Foucault Pendulum
The Foucault pendulum which was displayed for many years in the Smithsonian's National Museum of American History was removed in late 1998 to make room for the Star-Spangled Banner Preservation Project and there are no current plans to reinstall it.
The Foucault Pendulum is named for the French physicist Jean Foucault (pronounced "Foo-koh), who first used it in 1851 to demonstrate the rotation of the earth. It was the first satisfactory demonstration of the earth's rotation using laboratory apparatus rather than astronomical observations.
If you start a Foucault Pendulum swinging in one direction, after a few hours you will notice that it is swinging in a quite different direction. How does this happen?
Imagine you are in a museum located at the north pole and that the museum has a Foucault Pendulum suspended from the ceiling at a point exactly over the pole. When you set the pendulum swinging it will continue to swing in the same direction unless it is pushed or pulled in some other direction. (This is due to a basic law of nature called Newton's First Law.) The earth, on the other hand, will rotate once every 24 hours underneath the pendulum. Thus if you stood watching the pendulum, after a quarter of an hour or so, you would be likely to notice that the line of the pendulum's swing has changed to a different direction. This would be especially clear if one marked the position of the line of swing in the morning and had the pendulum knocking down pegs arranged in a ring at the center.

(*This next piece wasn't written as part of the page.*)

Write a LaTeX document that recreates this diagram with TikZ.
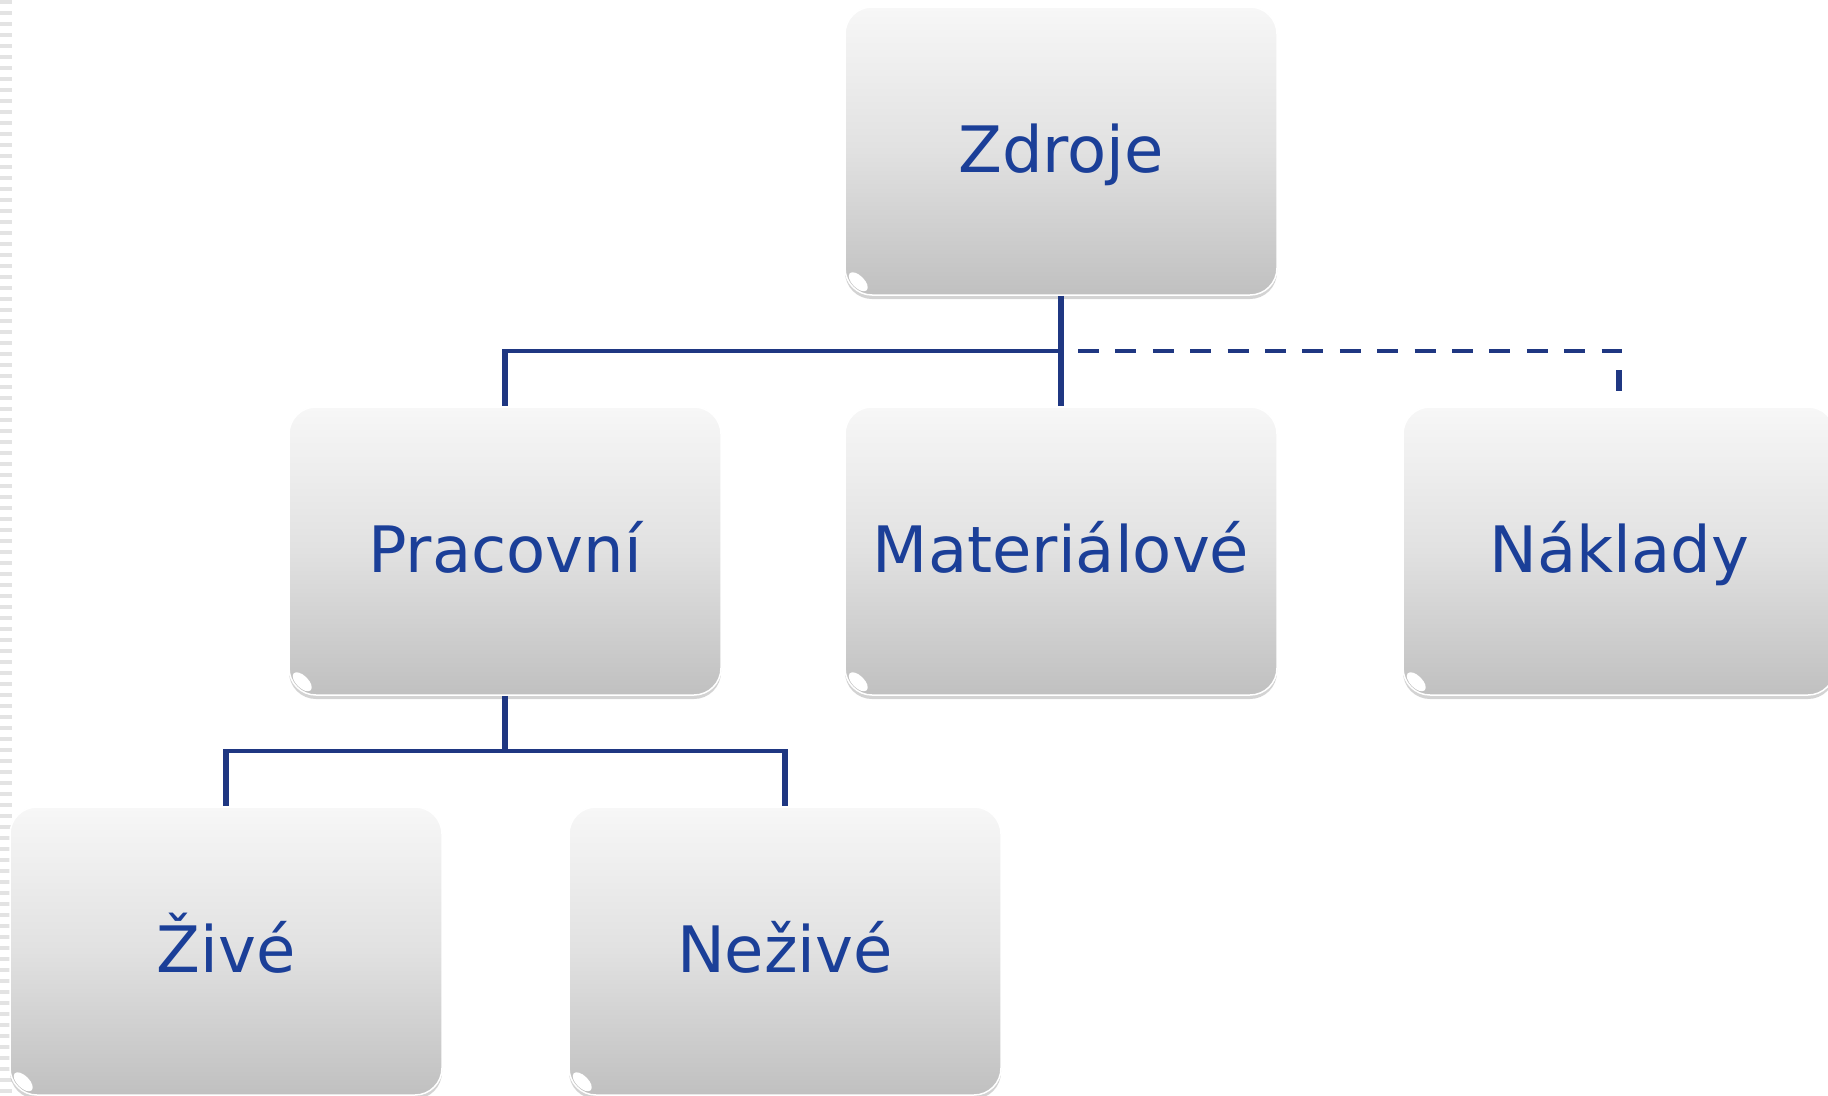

However, if you are standing on the floor of a building housing a pendulum (which is connected to the earth), you will naturally think that the floor is stable and the pendulum is moving. This is because we naturally assume that the base on which we stand is stable unless our eyes or sense of balance tells us otherwise. If our base moves slowly or accelerates smoothly, we are easily fooled into thinking that another object we see is moving. You have probably experienced this in a car, a train, or an airplane, that begins to move very slowly and smoothly, and for a split second you think that a nearby car, train, or even a building, seems to move. Thus, after thinking for a while about the total situation you might be willing to agree that what you are seeing is a real demonstration that the earth is rotating under the pendulum and that the line of swing of the pendulum just appears to rotate.
At the north pole the apparent rotation would be a full circle of 360 degrees each 24-hour day, or about 15 degrees per hour. This case is fairly simple, because here the earth and the pendulum are not exerting much influence on each other. As you move off the north pole down to a more southerly point like Washington, for example, the earth not only rotates under the pendulum, but it carries Washington, the building, and the pendulum, in a great circle about its axis. That is, the motion of the earth is now mixed in a complicated way with the motion of the pendulum. As you can prove if you watch the pendulum for a while, the effect of this is to slow down the apparent rotation of the swing. Instead of seeming to rotate 15 degrees (about 1/24 of a full circle) in one hour, it only changes by about 9 degrees (about 1/40 of a full circle). The further south you go, the slower the apparent rotation gets, and at the equator there is no rotation at all. Below the equator the apparent rotation begins again, but in the opposite direction.
Any pendulum consists of a cable or wire or string and a bob. For a pendulum to easily demonstrate the Foucault effect, it should have as long a cable as possible (this one is 52 feet) and a heavy symmetrical bob (this one is hollow brass, weighing about 240 pounds). Like all pendulums this one loses a bit of energy with each swing due to friction from air currents and vibrations in the cable and other factors. Thus, left to itself the pendulum would swing in shorter and shorter arcs until after a few hours it will decrease almost to zero. To keep the Foucault Pendulum going, one must replace the energy lost with each swing. This can be done by giving the pendulum a little "kick" with each swing.
To do this, two iron collars are attached to the cable near the top. There is a doughnut-shaped electromagnet built into the ceiling, and the iron collar swings back and forth inside the hole of the doughnut. When the pendulum cable reaches a particular point in its swing, it is detected by an electronic device and the magnet is turned on at just the right time to give the collar (and thus the cable and the bob) a little "kick" in the exact direction of its natural swing. This restores the energy lost during the swing and keeps the pendulum from stopping. It has no effect on the direction of the swing, and thus does not interfere with the demonstration that the earth is rotating.
Some people have built their own pendulums; you don't need a ceiling 50 feet high. If you are interested in building your own, you might like to go to your library and read two articles from Scientific American magazine: pages 115-124 of the June 1958 issue and pages 136-139 of the February 1964 issue.